Instructions for the task. Please copy out exactly, and only, the lines between the line with "Give me the D3.js source for this chart." and the line with "const y = d3.scaleLinear().domain([0, 30]).range([B, T]);", both included. Pictures are to be omitted.

Data listing
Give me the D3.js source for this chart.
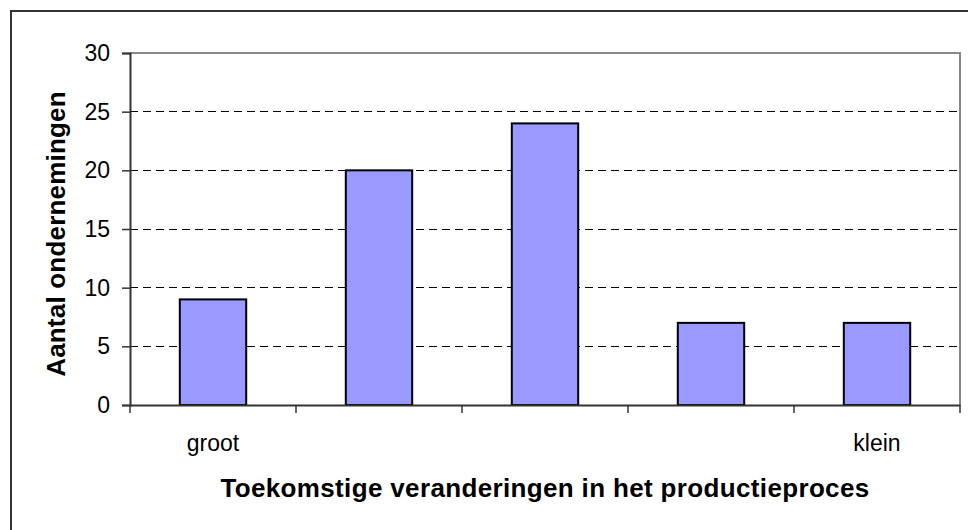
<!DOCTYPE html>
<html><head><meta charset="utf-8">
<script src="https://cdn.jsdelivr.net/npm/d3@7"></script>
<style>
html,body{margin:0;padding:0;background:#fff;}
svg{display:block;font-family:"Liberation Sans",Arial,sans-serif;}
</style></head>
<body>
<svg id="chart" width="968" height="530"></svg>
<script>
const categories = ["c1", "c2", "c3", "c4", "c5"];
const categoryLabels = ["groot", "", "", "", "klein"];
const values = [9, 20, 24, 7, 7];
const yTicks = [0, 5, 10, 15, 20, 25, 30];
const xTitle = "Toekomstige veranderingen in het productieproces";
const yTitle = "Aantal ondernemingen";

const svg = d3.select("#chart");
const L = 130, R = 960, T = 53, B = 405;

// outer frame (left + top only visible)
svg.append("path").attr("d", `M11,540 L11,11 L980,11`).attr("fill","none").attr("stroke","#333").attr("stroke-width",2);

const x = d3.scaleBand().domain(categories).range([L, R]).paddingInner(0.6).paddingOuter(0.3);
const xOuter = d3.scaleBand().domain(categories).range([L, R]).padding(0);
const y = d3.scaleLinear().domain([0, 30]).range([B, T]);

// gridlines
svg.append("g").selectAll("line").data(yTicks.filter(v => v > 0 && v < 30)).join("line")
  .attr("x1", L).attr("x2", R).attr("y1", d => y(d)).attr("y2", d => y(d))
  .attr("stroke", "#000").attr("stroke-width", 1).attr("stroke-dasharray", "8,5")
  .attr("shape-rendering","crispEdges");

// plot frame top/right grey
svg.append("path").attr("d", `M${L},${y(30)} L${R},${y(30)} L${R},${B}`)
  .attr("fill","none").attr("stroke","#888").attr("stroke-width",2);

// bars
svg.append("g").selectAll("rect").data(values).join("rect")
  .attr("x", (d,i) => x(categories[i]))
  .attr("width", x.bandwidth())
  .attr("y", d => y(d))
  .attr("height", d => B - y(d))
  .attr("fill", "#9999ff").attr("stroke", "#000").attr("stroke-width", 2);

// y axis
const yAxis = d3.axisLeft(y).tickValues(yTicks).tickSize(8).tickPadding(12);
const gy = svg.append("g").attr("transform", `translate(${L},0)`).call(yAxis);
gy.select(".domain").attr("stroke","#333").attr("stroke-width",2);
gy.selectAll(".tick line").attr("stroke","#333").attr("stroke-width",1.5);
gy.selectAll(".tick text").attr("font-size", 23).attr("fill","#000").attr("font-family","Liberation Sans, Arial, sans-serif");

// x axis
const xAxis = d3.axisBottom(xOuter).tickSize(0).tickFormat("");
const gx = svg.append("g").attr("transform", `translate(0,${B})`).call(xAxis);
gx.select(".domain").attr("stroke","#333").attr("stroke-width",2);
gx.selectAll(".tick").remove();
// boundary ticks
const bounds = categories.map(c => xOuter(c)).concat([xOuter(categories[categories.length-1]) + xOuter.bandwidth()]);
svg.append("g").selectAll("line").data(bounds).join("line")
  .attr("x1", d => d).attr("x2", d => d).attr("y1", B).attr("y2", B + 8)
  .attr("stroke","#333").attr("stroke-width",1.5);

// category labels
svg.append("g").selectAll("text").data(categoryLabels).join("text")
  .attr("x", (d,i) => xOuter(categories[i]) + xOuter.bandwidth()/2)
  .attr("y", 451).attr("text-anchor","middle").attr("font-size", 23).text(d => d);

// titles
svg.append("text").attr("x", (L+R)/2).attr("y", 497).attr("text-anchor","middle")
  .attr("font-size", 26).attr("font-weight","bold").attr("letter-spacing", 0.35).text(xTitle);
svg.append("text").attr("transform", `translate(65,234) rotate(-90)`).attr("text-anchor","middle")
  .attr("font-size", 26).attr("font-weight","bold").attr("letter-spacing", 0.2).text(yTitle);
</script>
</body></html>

* * *

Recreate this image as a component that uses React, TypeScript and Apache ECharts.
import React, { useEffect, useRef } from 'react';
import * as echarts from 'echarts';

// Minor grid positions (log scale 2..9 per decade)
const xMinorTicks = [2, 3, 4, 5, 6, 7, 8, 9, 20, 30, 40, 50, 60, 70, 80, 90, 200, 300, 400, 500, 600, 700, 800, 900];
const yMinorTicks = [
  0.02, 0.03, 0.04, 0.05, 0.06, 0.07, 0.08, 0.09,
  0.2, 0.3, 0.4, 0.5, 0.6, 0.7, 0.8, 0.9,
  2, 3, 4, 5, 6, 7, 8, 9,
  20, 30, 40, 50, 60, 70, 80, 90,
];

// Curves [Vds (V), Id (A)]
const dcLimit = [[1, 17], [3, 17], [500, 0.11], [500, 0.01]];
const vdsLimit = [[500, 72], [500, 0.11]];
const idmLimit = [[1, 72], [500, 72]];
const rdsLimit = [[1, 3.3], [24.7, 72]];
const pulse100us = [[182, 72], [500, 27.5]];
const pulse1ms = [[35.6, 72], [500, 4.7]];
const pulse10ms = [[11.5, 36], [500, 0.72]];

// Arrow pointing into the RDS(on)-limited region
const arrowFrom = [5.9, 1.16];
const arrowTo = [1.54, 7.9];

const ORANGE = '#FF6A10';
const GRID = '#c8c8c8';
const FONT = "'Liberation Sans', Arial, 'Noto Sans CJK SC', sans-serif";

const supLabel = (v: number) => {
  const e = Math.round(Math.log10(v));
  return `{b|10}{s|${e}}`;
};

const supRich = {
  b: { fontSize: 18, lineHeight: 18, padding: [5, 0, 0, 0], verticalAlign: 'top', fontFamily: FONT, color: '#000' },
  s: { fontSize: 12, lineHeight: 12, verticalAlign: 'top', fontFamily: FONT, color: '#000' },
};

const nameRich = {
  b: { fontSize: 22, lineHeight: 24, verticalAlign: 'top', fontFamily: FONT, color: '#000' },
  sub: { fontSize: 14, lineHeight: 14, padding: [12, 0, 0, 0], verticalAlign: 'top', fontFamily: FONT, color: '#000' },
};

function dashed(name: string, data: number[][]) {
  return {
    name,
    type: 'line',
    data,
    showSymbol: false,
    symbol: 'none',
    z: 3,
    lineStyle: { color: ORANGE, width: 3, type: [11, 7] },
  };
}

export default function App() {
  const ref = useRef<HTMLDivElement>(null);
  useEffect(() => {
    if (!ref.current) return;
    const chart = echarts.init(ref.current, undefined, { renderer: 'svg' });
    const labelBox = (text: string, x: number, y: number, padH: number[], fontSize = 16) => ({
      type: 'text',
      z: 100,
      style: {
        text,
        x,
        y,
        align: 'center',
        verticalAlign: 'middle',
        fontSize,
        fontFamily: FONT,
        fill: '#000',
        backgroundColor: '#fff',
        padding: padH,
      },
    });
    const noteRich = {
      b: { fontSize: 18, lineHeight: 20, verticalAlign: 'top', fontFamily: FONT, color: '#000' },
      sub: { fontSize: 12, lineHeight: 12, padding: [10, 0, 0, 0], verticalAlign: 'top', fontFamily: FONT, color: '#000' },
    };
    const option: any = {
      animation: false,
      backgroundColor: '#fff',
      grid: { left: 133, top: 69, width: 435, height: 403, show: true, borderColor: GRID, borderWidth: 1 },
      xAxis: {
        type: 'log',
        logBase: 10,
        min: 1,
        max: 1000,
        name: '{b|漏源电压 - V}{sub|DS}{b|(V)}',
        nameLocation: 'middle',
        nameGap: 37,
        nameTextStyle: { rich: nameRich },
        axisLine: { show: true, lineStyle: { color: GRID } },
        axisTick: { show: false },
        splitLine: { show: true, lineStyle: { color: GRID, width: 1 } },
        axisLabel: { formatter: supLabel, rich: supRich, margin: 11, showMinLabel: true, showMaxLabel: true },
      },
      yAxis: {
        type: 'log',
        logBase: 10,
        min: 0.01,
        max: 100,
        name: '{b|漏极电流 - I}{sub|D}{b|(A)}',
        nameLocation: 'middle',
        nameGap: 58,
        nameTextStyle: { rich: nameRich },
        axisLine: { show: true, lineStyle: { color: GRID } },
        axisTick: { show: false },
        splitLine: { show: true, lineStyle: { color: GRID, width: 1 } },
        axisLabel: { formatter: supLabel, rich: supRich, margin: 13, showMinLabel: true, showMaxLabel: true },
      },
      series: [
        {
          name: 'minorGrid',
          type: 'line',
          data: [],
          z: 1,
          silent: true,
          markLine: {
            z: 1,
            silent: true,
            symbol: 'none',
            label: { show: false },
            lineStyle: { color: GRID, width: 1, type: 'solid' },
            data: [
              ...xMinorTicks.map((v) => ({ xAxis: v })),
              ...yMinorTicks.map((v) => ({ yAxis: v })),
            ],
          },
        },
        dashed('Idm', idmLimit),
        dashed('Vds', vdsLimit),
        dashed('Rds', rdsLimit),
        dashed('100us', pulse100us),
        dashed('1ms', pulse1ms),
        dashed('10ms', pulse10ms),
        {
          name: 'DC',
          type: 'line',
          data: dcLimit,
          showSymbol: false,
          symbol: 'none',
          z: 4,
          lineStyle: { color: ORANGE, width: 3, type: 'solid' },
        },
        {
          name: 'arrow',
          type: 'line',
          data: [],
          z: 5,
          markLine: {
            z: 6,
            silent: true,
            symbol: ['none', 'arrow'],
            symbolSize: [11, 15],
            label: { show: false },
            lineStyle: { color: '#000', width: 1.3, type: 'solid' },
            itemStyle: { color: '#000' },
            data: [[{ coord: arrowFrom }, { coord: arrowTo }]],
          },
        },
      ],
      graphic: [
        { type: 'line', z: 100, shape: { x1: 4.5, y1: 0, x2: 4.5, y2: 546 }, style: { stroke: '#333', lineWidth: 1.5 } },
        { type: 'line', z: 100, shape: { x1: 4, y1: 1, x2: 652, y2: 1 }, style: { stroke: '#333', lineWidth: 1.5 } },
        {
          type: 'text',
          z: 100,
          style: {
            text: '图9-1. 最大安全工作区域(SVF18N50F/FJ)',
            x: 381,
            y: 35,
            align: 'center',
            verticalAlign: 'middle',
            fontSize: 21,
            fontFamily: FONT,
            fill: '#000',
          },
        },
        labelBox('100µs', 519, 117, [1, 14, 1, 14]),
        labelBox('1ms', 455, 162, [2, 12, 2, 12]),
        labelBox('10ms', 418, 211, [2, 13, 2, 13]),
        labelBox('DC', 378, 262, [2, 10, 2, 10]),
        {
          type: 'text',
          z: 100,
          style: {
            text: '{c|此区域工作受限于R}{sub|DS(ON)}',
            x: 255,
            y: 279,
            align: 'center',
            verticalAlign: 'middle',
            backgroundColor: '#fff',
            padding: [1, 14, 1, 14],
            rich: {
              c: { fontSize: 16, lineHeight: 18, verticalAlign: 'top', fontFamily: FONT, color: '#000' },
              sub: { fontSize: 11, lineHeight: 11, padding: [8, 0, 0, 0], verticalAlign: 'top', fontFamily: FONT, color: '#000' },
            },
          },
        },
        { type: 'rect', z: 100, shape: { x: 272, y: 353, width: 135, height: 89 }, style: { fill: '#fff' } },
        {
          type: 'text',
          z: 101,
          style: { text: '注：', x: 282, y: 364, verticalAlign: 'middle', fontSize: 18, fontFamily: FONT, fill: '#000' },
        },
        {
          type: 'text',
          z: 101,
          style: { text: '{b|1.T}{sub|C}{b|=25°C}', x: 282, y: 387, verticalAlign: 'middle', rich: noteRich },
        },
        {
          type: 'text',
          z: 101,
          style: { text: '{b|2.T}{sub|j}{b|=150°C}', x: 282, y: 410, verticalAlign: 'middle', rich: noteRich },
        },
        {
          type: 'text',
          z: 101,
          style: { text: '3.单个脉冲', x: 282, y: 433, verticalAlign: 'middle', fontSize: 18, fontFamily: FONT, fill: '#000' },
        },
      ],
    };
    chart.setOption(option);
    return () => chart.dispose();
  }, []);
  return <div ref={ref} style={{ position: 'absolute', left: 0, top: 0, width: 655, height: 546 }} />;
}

Final result.
Give me the D3.js source for this chart.
<!DOCTYPE html>
<html><head><meta charset="utf-8">
<script src="https://cdn.jsdelivr.net/npm/d3@7"></script>
<style>
html,body{margin:0;padding:0;background:#fff;}
svg{display:block;font-family:"Liberation Sans",Arial,sans-serif;}
</style></head>
<body>
<svg id="chart" width="968" height="530"></svg>
<script>
const categories = ["c1", "c2", "c3", "c4", "c5"];
const categoryLabels = ["groot", "", "", "", "klein"];
const values = [9, 20, 24, 7, 7];
const yTicks = [0, 5, 10, 15, 20, 25, 30];
const xTitle = "Toekomstige veranderingen in het productieproces";
const yTitle = "Aantal ondernemingen";

const svg = d3.select("#chart");
const L = 130, R = 960, T = 53, B = 405;

// outer frame (left + top only visible)
svg.append("path").attr("d", `M11,540 L11,11 L980,11`).attr("fill","none").attr("stroke","#333").attr("stroke-width",2);

const x = d3.scaleBand().domain(categories).range([L, R]).paddingInner(0.6).paddingOuter(0.3);
const xOuter = d3.scaleBand().domain(categories).range([L, R]).padding(0);
const y = d3.scaleLinear().domain([0, 30]).range([B, T]);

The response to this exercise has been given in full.